Regulations, Taxes, and Compliance Burdens Have a Major Impact on Small Firm Start-Ups
Every firm will face two sets of costs for compliance with regulations and taxation: One simply for existing, and another that increases with the firm's volume of business. Naturally, General Motors has a much larger total burden of compliance costs than an independent mechanic's shop. The larger firm does much more business in many more locations and has more employees whose payroll taxes must be fulfilled and union contracts negotiated. But both firms must file at least some tax reports multiple times each year. Both must follow regulations on workplace safety and environmental impacts. Both must observe at least some local, state, and federal ordinances, regardless of size.
The key factor to understand is that regulations and other reporting burdens tend to have a larger relative impact on small firms than on large firms. While larger firms have access to internal professional services (often including legions of accountants, bookkeepers, attorneys, and compliance officers), smaller firms often must fulfill similar demands without highly skilled staffs. This is the business-owner-hunched-over-the-books effect, and it's a major impediment to new firm start-up.
Even When the Burden of Compliance is Over-Estimated, It Can Be an Impediment to Start-Ups
Just as motorists often behave with disproportionate caution when they're aware of speed traps, prospective start-up business owners will tend to over-estimate the burden of compliance with taxes and regulations. In many cases, the prospective start-up owner is highly skilled in whatever field he or she wishes to market, but is highly averse to handling the paperwork required.
This disproportionate impact of both perceived and actual compliance burdens tends to dampen the incentive and enthusiasm for an employee to break away from an employer and start a new firm. The result is that it would take more to convince the high-value employee to depart his or her present employment and thus his or her threat value falls -- in other words, it takes less to convince that employee to stay.
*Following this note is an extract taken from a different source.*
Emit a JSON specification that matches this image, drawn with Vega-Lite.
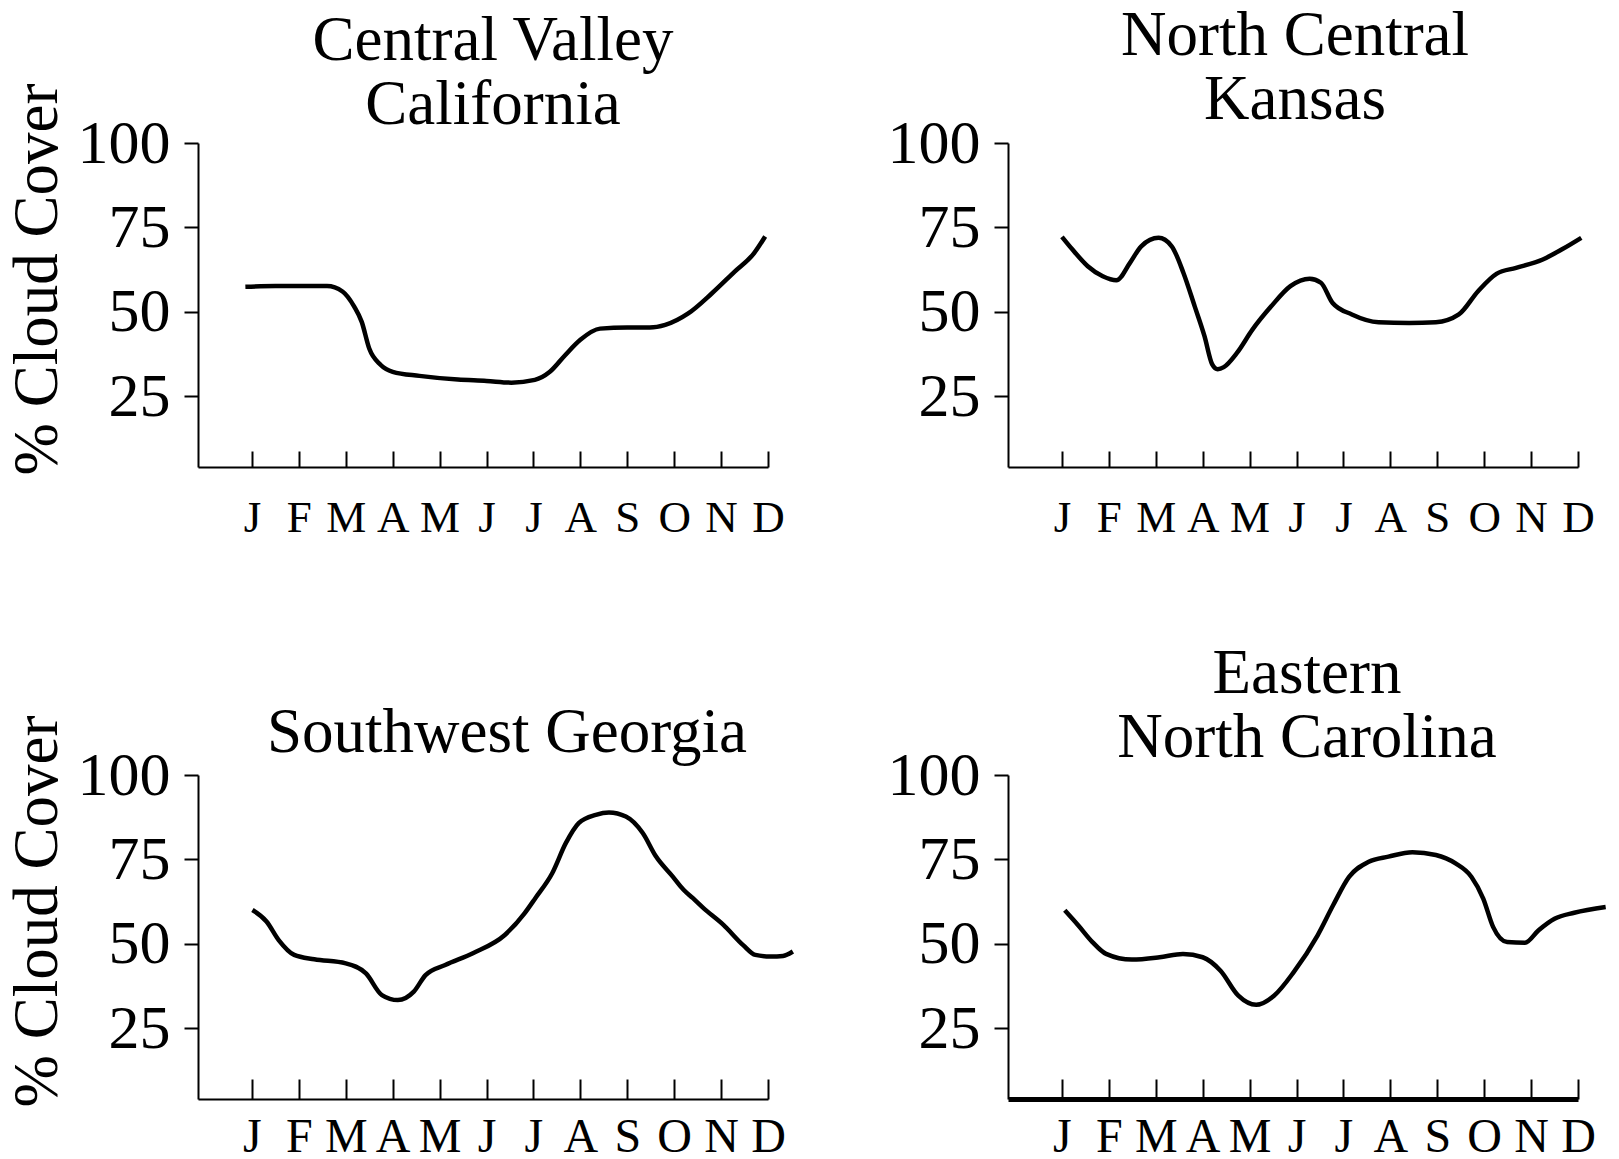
{
  "$schema": "https://vega.github.io/schema/vega-lite/v6.json",
  "background": "white",
  "padding": {"left": 6, "top": 5, "right": 5, "bottom": 5},
  "data": {"values": [
    {"region": "CA", "month": 0.86, "cover": 57.4},
    {"region": "CA", "month": 1.5, "cover": 57.6},
    {"region": "CA", "month": 2.0, "cover": 57.6},
    {"region": "CA", "month": 2.6, "cover": 57.6},
    {"region": "CA", "month": 2.93, "cover": 56},
    {"region": "CA", "month": 3.18, "cover": 51.5},
    {"region": "CA", "month": 3.34, "cover": 47},
    {"region": "CA", "month": 3.5, "cover": 39.1},
    {"region": "CA", "month": 3.74, "cover": 34.3},
    {"region": "CA", "month": 4.0, "cover": 32.2},
    {"region": "CA", "month": 4.57, "cover": 31},
    {"region": "CA", "month": 5.39, "cover": 29.9},
    {"region": "CA", "month": 6.0, "cover": 29.5},
    {"region": "CA", "month": 6.53, "cover": 29},
    {"region": "CA", "month": 7.03, "cover": 29.8},
    {"region": "CA", "month": 7.35, "cover": 32.2},
    {"region": "CA", "month": 7.68, "cover": 37.2},
    {"region": "CA", "month": 8.0, "cover": 41.7},
    {"region": "CA", "month": 8.42, "cover": 45},
    {"region": "CA", "month": 9.0, "cover": 45.3},
    {"region": "CA", "month": 9.48, "cover": 45.3},
    {"region": "CA", "month": 9.81, "cover": 46.1},
    {"region": "CA", "month": 10.3, "cover": 49.5},
    {"region": "CA", "month": 10.8, "cover": 55.4},
    {"region": "CA", "month": 11.29, "cover": 61.9},
    {"region": "CA", "month": 11.7, "cover": 67.3},
    {"region": "CA", "month": 11.94, "cover": 72.3},

    {"region": "KS", "month": 1.0, "cover": 72.2},
    {"region": "KS", "month": 1.22, "cover": 68.5},
    {"region": "KS", "month": 1.55, "cover": 63.5},
    {"region": "KS", "month": 1.87, "cover": 60.5},
    {"region": "KS", "month": 2.16, "cover": 59.3},
    {"region": "KS", "month": 2.45, "cover": 64.5},
    {"region": "KS", "month": 2.69, "cover": 69.4},
    {"region": "KS", "month": 3.06, "cover": 71.9},
    {"region": "KS", "month": 3.34, "cover": 69.4},
    {"region": "KS", "month": 3.59, "cover": 61.5},
    {"region": "KS", "month": 3.83, "cover": 51.6},
    {"region": "KS", "month": 4.04, "cover": 42.7},
    {"region": "KS", "month": 4.2, "cover": 34.5},
    {"region": "KS", "month": 4.32, "cover": 33.0},
    {"region": "KS", "month": 4.45, "cover": 33.6},
    {"region": "KS", "month": 4.73, "cover": 37.8},
    {"region": "KS", "month": 5.06, "cover": 44.7},
    {"region": "KS", "month": 5.46, "cover": 51.6},
    {"region": "KS", "month": 5.87, "cover": 57.6},
    {"region": "KS", "month": 6.28, "cover": 59.8},
    {"region": "KS", "month": 6.52, "cover": 58.6},
    {"region": "KS", "month": 6.77, "cover": 52.6},
    {"region": "KS", "month": 7.18, "cover": 49.2},
    {"region": "KS", "month": 7.75, "cover": 46.9},
    {"region": "KS", "month": 8.4, "cover": 46.7},
    {"region": "KS", "month": 8.97, "cover": 46.9},
    {"region": "KS", "month": 9.46, "cover": 49.2},
    {"region": "KS", "month": 9.87, "cover": 56.1},
    {"region": "KS", "month": 10.27, "cover": 61.3},
    {"region": "KS", "month": 10.68, "cover": 63},
    {"region": "KS", "month": 11.25, "cover": 65.5},
    {"region": "KS", "month": 11.66, "cover": 68.5},
    {"region": "KS", "month": 12.07, "cover": 71.9},

    {"region": "GA", "month": 1.01, "cover": 60},
    {"region": "GA", "month": 1.31, "cover": 56.6},
    {"region": "GA", "month": 1.57, "cover": 51.1},
    {"region": "GA", "month": 1.9, "cover": 46.7},
    {"region": "GA", "month": 2.33, "cover": 45.4},
    {"region": "GA", "month": 3.0, "cover": 44.2},
    {"region": "GA", "month": 3.43, "cover": 41.2},
    {"region": "GA", "month": 3.77, "cover": 34.8},
    {"region": "GA", "month": 4.11, "cover": 33.3},
    {"region": "GA", "month": 4.45, "cover": 35.8},
    {"region": "GA", "month": 4.7, "cover": 40.7},
    {"region": "GA", "month": 5.12, "cover": 43.7},
    {"region": "GA", "month": 5.71, "cover": 47.2},
    {"region": "GA", "month": 6.39, "cover": 52.6},
    {"region": "GA", "month": 6.81, "cover": 59},
    {"region": "GA", "month": 7.04, "cover": 63.5},
    {"region": "GA", "month": 7.4, "cover": 70.9},
    {"region": "GA", "month": 7.69, "cover": 79.8},
    {"region": "GA", "month": 7.97, "cover": 85.8},
    {"region": "GA", "month": 8.33, "cover": 88.2},
    {"region": "GA", "month": 8.61, "cover": 88.9},
    {"region": "GA", "month": 8.97, "cover": 87.7},
    {"region": "GA", "month": 9.33, "cover": 82.8},
    {"region": "GA", "month": 9.61, "cover": 75.9},
    {"region": "GA", "month": 9.97, "cover": 69.9},
    {"region": "GA", "month": 10.2, "cover": 66},
    {"region": "GA", "month": 10.4, "cover": 63.5},
    {"region": "GA", "month": 10.63, "cover": 60.5},
    {"region": "GA", "month": 11.05, "cover": 55.6},
    {"region": "GA", "month": 11.47, "cover": 49.6},
    {"region": "GA", "month": 11.73, "cover": 46.7},
    {"region": "GA", "month": 12.06, "cover": 46.2},
    {"region": "GA", "month": 12.32, "cover": 46.4},
    {"region": "GA", "month": 12.53, "cover": 47.7},

    {"region": "NC", "month": 1.06, "cover": 59.9},
    {"region": "NC", "month": 1.35, "cover": 55.4},
    {"region": "NC", "month": 1.65, "cover": 50.5},
    {"region": "NC", "month": 1.94, "cover": 47},
    {"region": "NC", "month": 2.49, "cover": 45.3},
    {"region": "NC", "month": 3.08, "cover": 46},
    {"region": "NC", "month": 3.58, "cover": 47},
    {"region": "NC", "month": 4.0, "cover": 46},
    {"region": "NC", "month": 4.38, "cover": 42},
    {"region": "NC", "month": 4.76, "cover": 34.6},
    {"region": "NC", "month": 5.14, "cover": 31.9},
    {"region": "NC", "month": 5.52, "cover": 34.6},
    {"region": "NC", "month": 5.94, "cover": 41.6},
    {"region": "NC", "month": 6.45, "cover": 52.5},
    {"region": "NC", "month": 6.78, "cover": 61.4},
    {"region": "NC", "month": 7.12, "cover": 69.8},
    {"region": "NC", "month": 7.54, "cover": 74.3},
    {"region": "NC", "month": 7.96, "cover": 75.8},
    {"region": "NC", "month": 8.47, "cover": 77.1},
    {"region": "NC", "month": 8.97, "cover": 76.3},
    {"region": "NC", "month": 9.39, "cover": 73.8},
    {"region": "NC", "month": 9.73, "cover": 69.8},
    {"region": "NC", "month": 9.98, "cover": 63.4},
    {"region": "NC", "month": 10.19, "cover": 55},
    {"region": "NC", "month": 10.49, "cover": 50.5},
    {"region": "NC", "month": 10.87, "cover": 50.3},
    {"region": "NC", "month": 11.16, "cover": 54},
    {"region": "NC", "month": 11.5, "cover": 57.4},
    {"region": "NC", "month": 11.92, "cover": 59.2},
    {"region": "NC", "month": 12.59, "cover": 60.9}
  ]},
  "columns": 2,
  "spacing": {"row": 308, "column": 240},
  "bounds": "flush",
  "concat": [
    {
      "width": 570, "height": 324,
      "transform": [{"filter": "datum.region === 'CA'"}],
      "title": {"text": ["Central Valley", "California"], "dx": 10, "offset": -54},
      "mark": {"type": "line", "interpolate": "monotone", "strokeWidth": 4.5, "color": "black"},
      "encoding": {
        "x": {"field": "month", "type": "quantitative", "scale": {"domain": [-0.15, 12], "nice": false, "zero": false},
              "axis": {"values": [1,2,3,4,5,6,7,8,9,10,11,12], "title": null, "labelExpr": "['J','F','M','A','M','J','J','A','S','O','N','D'][datum.value - 1]"}},
        "y": {"field": "cover", "type": "quantitative", "scale": {"domain": [4, 100], "nice": false, "zero": false},
              "axis": {"values": [25, 50, 75, 100], "title": "% Cloud Cover", "titleX": -142, "titleY": 136}}
      }
    },
    {
      "width": 570, "height": 324,
      "transform": [{"filter": "datum.region === 'KS'"}],
      "title": {"text": ["North Central", "Kansas"], "dx": 2, "offset": -20},
      "mark": {"type": "line", "interpolate": "monotone", "strokeWidth": 4.5, "color": "black"},
      "encoding": {
        "x": {"field": "month", "type": "quantitative", "scale": {"domain": [-0.15, 12], "nice": false, "zero": false},
              "axis": {"values": [1,2,3,4,5,6,7,8,9,10,11,12], "title": null, "labelExpr": "['J','F','M','A','M','J','J','A','S','O','N','D'][datum.value - 1]"}},
        "y": {"field": "cover", "type": "quantitative", "scale": {"domain": [4, 100], "nice": false, "zero": false},
              "axis": {"values": [25, 50, 75, 100], "title": null}}
      }
    },
    {
      "width": 570, "height": 324,
      "transform": [{"filter": "datum.region === 'GA'"}],
      "title": {"text": ["Southwest Georgia"], "dx": 24, "offset": -50},
      "mark": {"type": "line", "interpolate": "monotone", "strokeWidth": 4.5, "color": "black"},
      "encoding": {
        "x": {"field": "month", "type": "quantitative", "scale": {"domain": [-0.15, 12], "nice": false, "zero": false},
              "axis": {"values": [1,2,3,4,5,6,7,8,9,10,11,12], "title": null, "tickSize": -20, "labelPadding": 34, "labelFontSize": 48, "labelExpr": "['J','F','M','A','M','J','J','A','S','O','N','D'][datum.value - 1]"}},
        "y": {"field": "cover", "type": "quantitative", "scale": {"domain": [4, 100], "nice": false, "zero": false},
              "axis": {"values": [25, 50, 75, 100], "title": "% Cloud Cover", "titleX": -142, "titleY": 136}}
      }
    },
    {
      "width": 570, "height": 324,
      "transform": [{"filter": "datum.region === 'NC'"}],
      "title": {"text": ["Eastern", "North Carolina"], "dx": 14, "offset": -26},
      "mark": {"type": "line", "interpolate": "monotone", "strokeWidth": 4.5, "color": "black"},
      "encoding": {
        "x": {"field": "month", "type": "quantitative", "scale": {"domain": [-0.15, 12], "nice": false, "zero": false},
              "axis": {"values": [1,2,3,4,5,6,7,8,9,10,11,12], "title": null, "domainWidth": 5, "tickSize": -20, "labelPadding": 34, "labelFontSize": 48, "labelExpr": "['J','F','M','A','M','J','J','A','S','O','N','D'][datum.value - 1]"}},
        "y": {"field": "cover", "type": "quantitative", "scale": {"domain": [4, 100], "nice": false, "zero": false},
              "axis": {"values": [25, 50, 75, 100], "title": null}}
      }
    }
  ],
  "config": {
    "font": "Liberation Serif",
    "view": {"stroke": null},
    "title": {"font": "Liberation Serif", "fontSize": 63, "fontWeight": "normal", "color": "black", "anchor": "middle", "frame": "group", "baseline": "bottom", "lineHeight": 64},
    "axis": {"grid": false, "domainColor": "black", "tickColor": "black", "labelColor": "black", "titleColor": "black",
             "labelFont": "Liberation Serif", "titleFont": "Liberation Serif", "titleFontWeight": "normal",
             "domainWidth": 2, "tickWidth": 2, "labelOverlap": false, "labelFlush": false},
    "axisX": {"tickSize": -16, "labelPadding": 44, "labelFontSize": 45},
    "axisY": {"tickSize": 14, "labelPadding": 14, "labelFontSize": 62, "titleFontSize": 63, "titleBaseline": "alphabetic", "titleAlign": "center", "titleAngle": -90}
  }
}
If the Policy Goal is to Control Large Businesses, That Goal Can Be Advanced Through Relatively Small Tax and Regulatory Compliance Burdens
Again, we suspend our judgements over whether it is a worthwhile goal to "control" large business. Assuming that it has already been adopted as a policy goal, it can be advanced (if not entirely achieved) by enhancing an environment in which employees can choose to depart their employer and start competitive firms. This sort of environment can be especially well achieved by limiting the impact of taxes and regulatory burdens on small and start-up firms. The results are likely to include better conditions for the employees who stay behind, since a rational employer is likely to adapt to the new set of conditions in which employees are better able to value their market worth and possess greater power to demand more favorable employment conditions.
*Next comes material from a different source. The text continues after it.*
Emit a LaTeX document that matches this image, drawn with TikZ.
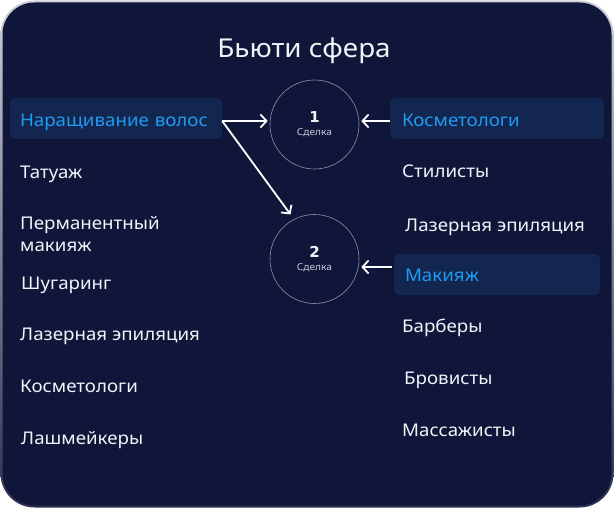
\documentclass[tikz,border=0pt]{standalone}
\usepackage{fontspec}
\setmainfont{Noto Sans}[FakeStretch=1.07]
\newfontfamily\digitfont{DejaVu Sans}
\usetikzlibrary{arrows.meta,calc}
\definecolor{navy}{HTML}{10163A}
\definecolor{boxblue}{HTML}{132650}
\definecolor{hlblue}{HTML}{1F9BF2}
\definecolor{itemwhite}{HTML}{F2F3F7}
\definecolor{circlegrey}{HTML}{8C90A8}
\definecolor{subgrey}{HTML}{C8CAD6}
\definecolor{bordertop}{HTML}{CDCED6}
\definecolor{borderbot}{HTML}{2B3050}
\begin{document}
\begin{tikzpicture}[x=1pt,y=-1pt,
  item/.style={anchor=base west, text=itemwhite, inner sep=0pt,
    font=\fontsize{17.5}{22}\selectfont, align=left},
  hlbox/.style={fill=boxblue, rounded corners=6pt, text=hlblue,
    font=\fontsize{17.5}{20}\selectfont, align=left,
    minimum height=41pt, text height=13pt, text depth=0pt, inner ysep=0pt},
  deal/.style={circle, draw=circlegrey, line width=0.6pt, minimum size=89pt,
    inner sep=0pt, text=itemwhite, align=center},
  arr/.style={draw=white, line width=1.8pt,
    -{Straight Barb[length=6pt,width=13pt,line width=1.8pt]}}]
\useasboundingbox (0,0) rectangle (614,508);
\fill[white] (0,0) rectangle (614,508);
\shade[top color=bordertop, bottom color=borderbot, rounded corners=34pt]
  (0.5,0.5) rectangle (613.5,507.5);
\fill[navy, rounded corners=32pt] (2.5,2.5) rectangle (611.5,505.5);

% title
\node[anchor=base, text=itemwhite, font=\fontsize{26}{30}\selectfont, inner sep=0pt]
  (title) at (304,58) {Бьюти сфера};

% circles
\node[deal] (c1) at (314.5,124.5)
  {{\digitfont\fontsize{15}{15}\selectfont\bfseries 1}\\[1pt]{\fontsize{9.5}{10}\selectfont\color{subgrey}Сделка}};
\node[deal] (c2) at (314.5,259)
  {{\digitfont\fontsize{15}{15}\selectfont\bfseries 2}\\[1pt]{\fontsize{9.5}{10}\selectfont\color{subgrey}Сделка}};

% highlighted boxes
\node[hlbox, text height=17pt, text width=192pt, inner xsep=10pt] (b1) at (116,118.5) {Наращивание волос};
\node[hlbox, text height=17pt, text width=190pt, inner xsep=12pt] (b3) at (497,118.5) {Косметологи};
\node[hlbox, text width=184pt, inner xsep=11pt] (b4) at (497,274.5) {Макияж};

% left list
\node[item] (l1) at (20,179) {Татуаж};
\node[item] (l2) at (20,252) {Перманентный\\макияж};
\node[item] (l3) at (21,290) {Шугаринг};
\node[item] (l4) at (20,341) {Лазерная эпиляция};
\node[item] (l5) at (20,392) {Косметологи};
\node[item] (l6) at (21,444) {Лашмейкеры};

% right list
\node[item] (r1) at (402,178) {Стилисты};
\node[item] (r2) at (405,232) {Лазерная эпиляция};
\node[item] (r3) at (402,333) {Барберы};
\node[item] (r4) at (404,384) {Бровисты};
\node[item] (r5) at (402,436) {Массажисты};

% connectors
\coordinate (s1) at ($(b1.east)+(0,2.5)$);
\draw[arr] (s1) -- ($(c1.west |- s1)+(-2,0)$);
\draw[arr] (s1) -- ($(c2.118)+(-3,-5)$);
\coordinate (s3) at ($(b3.west)+(0,2.5)$);
\draw[arr] (s3) -- ($(c1.east |- s3)+(2,0)$);
\draw[arr] ($(b4.west)+(-2,-7.5)$) -- ($(c2.east)+(2,8)$);
\end{tikzpicture}
\end{document}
The easier it is for employees to leave their employers and start new firms, the harder the employers must work in order to retain those employees. When many peer employees are treated similarly, as they often must be in the contemporary employment climate, all employees will tend to benefit from the incentive that their best co-workers have to leave. Thus, limiting barriers to entrepreneurship may be a very efficient method of "controlling" big businesses and helping the employees of those firms advocate for better compensation and treatment.